One thing Patty does better than all the rest is provide energy. Things happen when he’s in the game. Some good, some bad. But they happen.

Manu effect: I think Patty is the perfect fit next to Manu. He’s a great perimeter spot up shooter and he’s able to do a decent job guarding point guards. I look for this to be the pairing that gets playing time down the ending stretch of the season and into the playoffs. Or until Gary gets his shot back.

Cory Joseph

I’ve watched pieces of 3 or 4 Toros’ games in the last couple weeks. As I mentioned the other day, his shot is vastly improved. He’s hitting around 45% of his 3-ptrs, shoots a really good free throw percentage, and I’ve also seen him knocking down mid-range shots at a good clip. He’s excellent at getting the ball up the court and getting the team into its sets.

He is really playing the role of team leading point guard (though he is playing a fair amount of the 2 when Tre Kelley is in the game). The Toros run very few plays for him and a large number of his shots come at the end of the possession when the shot clock is running down.

He’s a real ball hound who rebounds well from the guard position. He’s also a very solid, if not great, defender. His foot speed is just average.

The thing I’ve noticed most is that Cory struggles to finish consistently in the paint.
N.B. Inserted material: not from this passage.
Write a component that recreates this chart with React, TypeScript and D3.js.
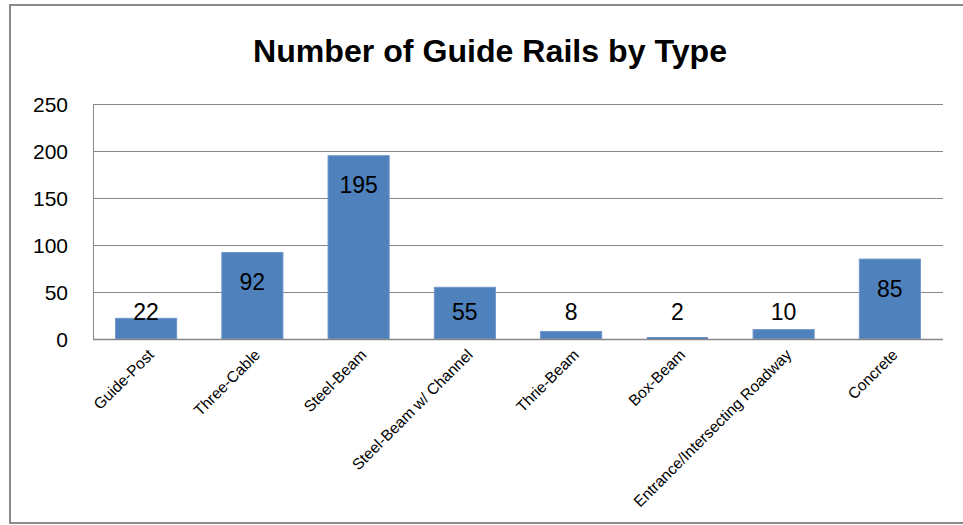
import React from "react";
import * as d3 from "d3";

const categories = [
  "Guide-Post",
  "Three-Cable",
  "Steel-Beam",
  "Steel-Beam w/ Channel",
  "Thrie-Beam",
  "Box-Beam",
  "Entrance/Intersecting Roadway",
  "Concrete",
];
const values = [22, 92, 195, 55, 8, 2, 10, 85];
const yTicks = [0, 50, 100, 150, 200, 250];
const title = "Number of Guide Rails by Type";

const W = 963;
const H = 525;
const plot = { left: 93, right: 943, top: 104, bottom: 339 };
const FONT = "'Liberation Sans', Arial, sans-serif";

export default function App() {
  const x = d3
    .scaleBand<string>()
    .domain(categories)
    .range([plot.left, plot.right])
    .paddingInner(0.425)
    .paddingOuter(0.2125);
  const y = d3.scaleLinear().domain([0, 250]).range([plot.bottom, plot.top]);

  return (
    <svg
      width={W}
      height={H}
      style={{ position: "absolute", left: 0, top: 0, background: "#fff" }}
      fontFamily={FONT}
    >
      <rect x={10} y={5} width={970} height={518} fill="#fff" stroke="#8a8a8a" strokeWidth={2} />
      <text
        x={490}
        y={62}
        textAnchor="middle"
        fontSize={31}
        fontWeight="bold"
        fill="#000"
        textLength={474}
        lengthAdjust="spacingAndGlyphs"
      >
        {title}
      </text>
      {yTicks.map((t) => (
        <g key={t}>
          <line
            x1={plot.left}
            x2={plot.right}
            y1={Math.round(y(t)) + 0.5}
            y2={Math.round(y(t)) + 0.5}
            stroke="#878787"
            strokeWidth={1}
          />
          <text
            x={68}
            y={y(t)}
            dy="0.36em"
            textAnchor="end"
            fontSize={21}
            fill="#000"
          >
            {t}
          </text>
        </g>
      ))}
      {categories.map((c, i) => {
        const v = values[i];
        const bx = x(c)!;
        const bw = x.bandwidth();
        const top = y(v);
        return (
          <rect
            key={c}
            x={bx}
            y={top}
            width={bw}
            height={plot.bottom - top}
            fill="#4F81BD"
            stroke={v > 5 ? "#6E97C8" : "none"}
            strokeWidth={1}
          />
        );
      })}
      <line
        x1={plot.left}
        x2={plot.right}
        y1={Math.round(y(0)) + 0.5}
        y2={Math.round(y(0)) + 0.5}
        stroke="#878787"
        strokeWidth={1.5}
      />
      <line
        x1={plot.left + 0.5}
        x2={plot.left + 0.5}
        y1={plot.top}
        y2={plot.bottom}
        stroke="#878787"
        strokeWidth={1}
      />
      {categories.map((c, i) => {
        const v = values[i];
        const bx = x(c)!;
        const bw = x.bandwidth();
        const top = y(v);
        const cx = bx + bw / 2;
        const ly = Math.min(top + 29.5, 312);
        return (
          <g key={c}>
            <text
              x={cx}
              y={ly}
              dy="0.36em"
              textAnchor="middle"
              fontSize={23}
              fill="#000"
            >
              {v}
            </text>
            <text
              transform={`translate(${cx + 1},${348}) rotate(-45)`}
              dy="0.71em"
              textAnchor="end"
              fontSize={15.5}
              fill="#000"
            >
              {c}
            </text>
          </g>
        );
      })}
    </svg>
  );
}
I’ve seen him miss an awful lot of attempts around the rim. It’s not like the D-League bigs are the most athletic and formidable guys to finish on either. He’s also not a very good pick and roll facilitator. Some of that might have to do with the guys he playing with. The Toros are not a very skilled team — the bigs are more athletes than basketball players — and they also lack good 3-pt shooters. When you don’t have guys with really good hands AND you don’t have guys to space the floor, then it is a lot easier to defend the pick and roll.